Les grands architectes de Delhi

Shah Jahan (1592-1666). L’empereur moghol a laissé une empreinte manifeste sur la ville puisqu’on lui doit le quartier de Old Delhi. Il fit également construire le Fort rouge et la grande mosquée Jama Masjid, deux des monuments les plus importants et emblématiques de Delhi.

Edwin Luytens (1869-1944). Cet architecte britannique réalisa la ville de New Delhi en 1931. Il a également conçu l’India Gate pour rendre hommage aux soldats indiens disparus pendant la Première Guerre mondiale.

Baldeodas Birla (1863-1956).

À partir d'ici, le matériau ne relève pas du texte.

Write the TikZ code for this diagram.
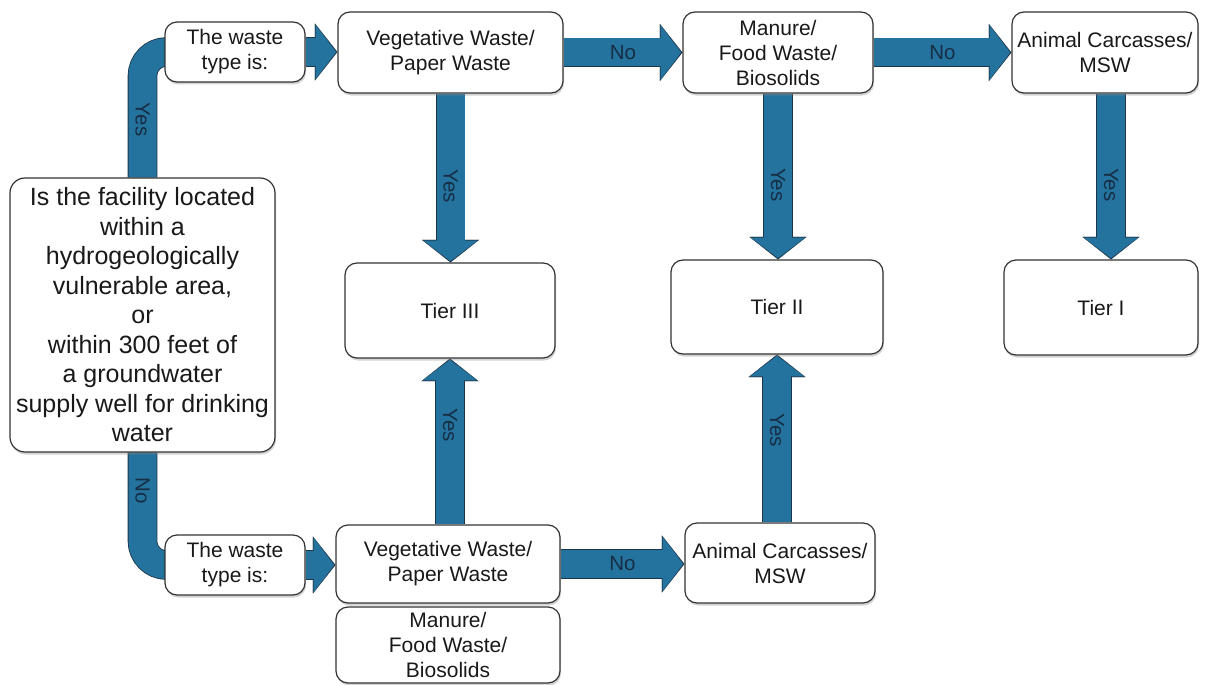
\documentclass[tikz,border=0pt]{standalone}
\usepackage{fontspec}
\setmainfont{Liberation Sans}
\usetikzlibrary{arrows.meta,shadows,backgrounds}

\definecolor{arrowblue}{RGB}{36,115,158}
\definecolor{arrowedge}{RGB}{28,52,72}
\definecolor{labelblue}{RGB}{22,45,68}

\begin{document}
\begin{tikzpicture}[x=1pt, y=-1pt]
        \tikzstyle{box}=[draw=black!80, line width=1.2pt, rounded corners=12pt, fill=white, align=center, text=black!90, inner sep=1pt, font=\fontsize{21}{25}\selectfont, drop shadow={shadow xshift=1pt, shadow yshift=-2.5pt, opacity=0.35}]
        \tikzstyle{under}=[draw=arrowedge, line width=29.6pt, -{Triangle[width=57pt, length=22.5pt, line width=0.1pt, fill=arrowedge]}]
        \tikzstyle{over}=[draw=arrowblue, line width=28pt, shorten >=1.3pt, -{Triangle[width=54pt, length=20.5pt, line width=0.1pt, fill=arrowblue]}]
        \tikzstyle{bendunder}=[draw=arrowedge, line width=29.6pt, rounded corners=24pt]
        \tikzstyle{bendover}=[draw=arrowblue, line width=28pt, rounded corners=24pt]
        \tikzstyle{answer}=[text=labelblue, font=\fontsize{20.5}{24}\selectfont]
        \useasboundingbox (0,0) rectangle (1205,685);

        % question
        \node [box, minimum width=265pt, minimum height=274pt, rounded corners=15pt, font=\fontsize{25}{29.5}\selectfont] (facility) at (142.5,315)
            {Is the facility located\\within a\\hydrogeologically\\vulnerable area,\\or\\within 300 feet of\\a groundwater\\supply well for drinking\\water};

        % upper row
        \node [box, minimum width=140pt, minimum height=60pt] (typeyes) at (235,52) {The waste\\type is:};
        \node [box, minimum width=225pt, minimum height=81pt] (vegyes) at (450.5,52.5) {Vegetative Waste/\\Paper Waste};
        \node [box, minimum width=190pt, minimum height=81pt] (manureyes) at (778,52.5) {Manure/\\Food Waste/\\Biosolids};
        \node [box, minimum width=186pt, minimum height=81pt] (animalyes) at (1105,52.5) {Animal Carcasses/\\MSW};

        % tiers
        \node [box, minimum width=210pt, minimum height=95pt] (tierthree) at (450,310.5) {Tier III};
        \node [box, minimum width=212pt, minimum height=94pt] (tiertwo) at (777,307) {Tier II};
        \node [box, minimum width=194pt, minimum height=95pt] (tierone) at (1101,307.5) {Tier I};

        % lower row
        \node [box, minimum width=140pt, minimum height=60pt] (typeno) at (235,565) {The waste\\type is:};
        \node [box, minimum width=224pt, minimum height=78pt] (vegno) at (448,564) {Vegetative Waste/\\Paper Waste};
        \node [box, minimum width=224pt, minimum height=76pt] (manureno) at (448,645) {Manure/\\Food Waste/\\Biosolids};
        \node [box, minimum width=190pt, minimum height=80pt] (animalno) at (780,563) {Animal Carcasses/\\MSW};

        \begin{scope}[on background layer]
        % yes / no bends
        \draw [bendunder] (facility.north) |- ([xshift=10pt]typeyes.west);
        \draw [bendover] (facility.north) |- node [answer, pos=0.23, rotate=-90] {Yes} ([xshift=10pt]typeyes.west);
        \draw [bendunder] (facility.south) |- ([xshift=10pt]typeno.west);
        \draw [bendover] (facility.south) |- node [answer, pos=0.17, rotate=-90] {No} ([xshift=10pt]typeno.west);

        % upper row
        \draw [under] (typeyes.east) -- (typeyes.east -| vegyes.west);
        \draw [over] (typeyes.east) -- (typeyes.east -| vegyes.west);
        \draw [under] (vegyes.east) -- (manureyes.west);
        \draw [over] (vegyes.east) -- node [answer] {No} (manureyes.west);
        \draw [under] (manureyes.east) -- (animalyes.west);
        \draw [over] (manureyes.east) -- node [answer] {No} (animalyes.west);

        % down to tiers
        \draw [under] (vegyes.south) -- (vegyes.south |- tierthree.north);
        \draw [over] (vegyes.south) -- node [answer, rotate=-90, pos=0.55] {Yes} (vegyes.south |- tierthree.north);
        \draw [under] (manureyes.south) -- (manureyes.south |- tiertwo.north);
        \draw [over] (manureyes.south) -- node [answer, rotate=-90, pos=0.55] {Yes} (manureyes.south |- tiertwo.north);
        \draw [under] ([xshift=6pt]animalyes.south) -- ([xshift=6pt]animalyes.south |- tierone.north);
        \draw [over] ([xshift=6pt]animalyes.south) -- node [answer, rotate=-90, pos=0.55] {Yes} ([xshift=6pt]animalyes.south |- tierone.north);

        % lower row
        \draw [under] (typeno.east) -- (typeno.east -| vegno.west);
        \draw [over] (typeno.east) -- (typeno.east -| vegno.west);
        \draw [under] (vegno.east) -- (vegno.east -| animalno.west);
        \draw [over] (vegno.east) -- node [answer] {No} (vegno.east -| animalno.west);

        % up to tiers
        \draw [under] (tierthree.south |- vegno.north) -- (tierthree.south);
        \draw [over] (tierthree.south |- vegno.north) -- node [answer, rotate=-90, pos=0.6] {Yes} (tierthree.south);
        \draw [under] (tiertwo.south |- animalno.north) -- (tiertwo.south);
        \draw [over] (tiertwo.south |- animalno.north) -- node [answer, rotate=-90, pos=0.55] {Yes} (tiertwo.south);
        \end{scope}
    \end{tikzpicture}
\end{document}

Issu d’une des familles les plus influentes d’Inde, l’entrepreneur indien a dessiné le Laxmi Narayan Mandir, entre 1933 et 1939.

Joseph Allen Stein (1912-2001). Cet architecte américain fut, à partir de 1955, le chef du département d’architecture au Bengal Engineering College de Calcutta. Il a contribué à l’essor architectural de Delhi durant la seconde moitié du XXe siècle. On lui doit notamment l’India Habitat Center et l’India International Center.

Fariborz Sahba (né en 1948). Architecte iranien de confession bahá’íe, il a réalisé le Lotus Temple en 1986. Ce temple bahaïste aussi appelé Bahá'í House of Worship est un lieu ouvert à toutes les religions.